DLR-RM / rl-baselines3-zoo

A training framework for Stable Baselines3 reinforcement learning agents, with hyperparameter optimization and pre-trained agents included.
https://rl-baselines3-zoo.readthedocs.io
MIT License
1.98k stars 507 forks source link

[Bug] Problematic RL Baselines Zoo optimization information is contained in saved policies, breaking loading #196

Closed jkterry1 closed 2 years ago

jkterry1 commented 2 years ago

🐛 Bug

In this PR https://github.com/DLR-RM/rl-baselines3-zoo/pull/128 several months ago, functionality was added to log optimal policies during hyperparameter optimization. I've been using this feature to debug odd behaviors in various custom environment over the past several months (using distributed optimization), and recently I started pulling saved policies off the servers for further local analysis of physics bugs.

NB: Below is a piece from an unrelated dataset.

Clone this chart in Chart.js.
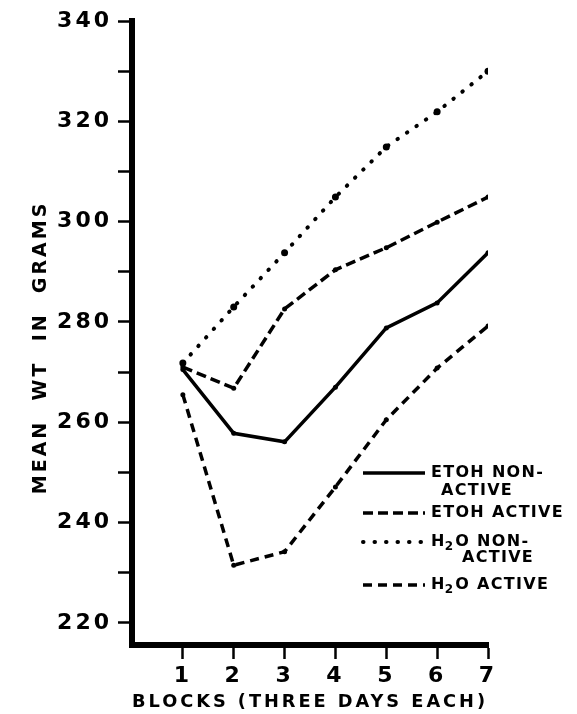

When I started to try and load these policies locally, I got errors that I needed to install Optuna, then mysqlclient, then that it couldn't connect to the IP address of the the server with the DB optuna used for distributed optimization. Suspecting that something was included when the pickled policies were saved that shouldn't have been, I uncompressed a best_model.zip file, and at the bottom of the data file, this was contained:

"study": "<optuna.study.study.Study object at 0x7fbab55d3d90>",
"_trial_id": 101,
"_study_id": 1,
"storage": "<optuna.storages._cached_storage._CachedStorage object at 0x7fbab519abd0>",
"relative_search_space": {},
"relative_params": {},
"n_actions": null,
"using_her_replay_buffer": false

So Optuna information that shouldn't be saved really is being saved. I'm happy to submit a PR to fix this, but after spending the past 30 minutes looking through code I'm not entirely clear how this could be done, so advice would be appreciated.

 System Info

Describe the characteristic of your environment:

I know I'm using a slightly older version of pytorch/SB3, but upgrading would take a lot of work on the cluster and there's been no relevant changes to this after checking.

araffin commented 2 years ago

Hello, as a hotfix, two things you can do:

I uncompressed a best_model.zip file, and at the bottom of the data file, this was contained:

We should probably solve the root cause which probably comes from that piece of code

https://github.com/DLR-RM/rl-baselines3-zoo/blob/c40cea6430d7482530bc94c395a3d633285e919c/utils/exp_manager.py#L630

which is probably not needed anymore...

PS: I'm moving that issue to the RL Zoo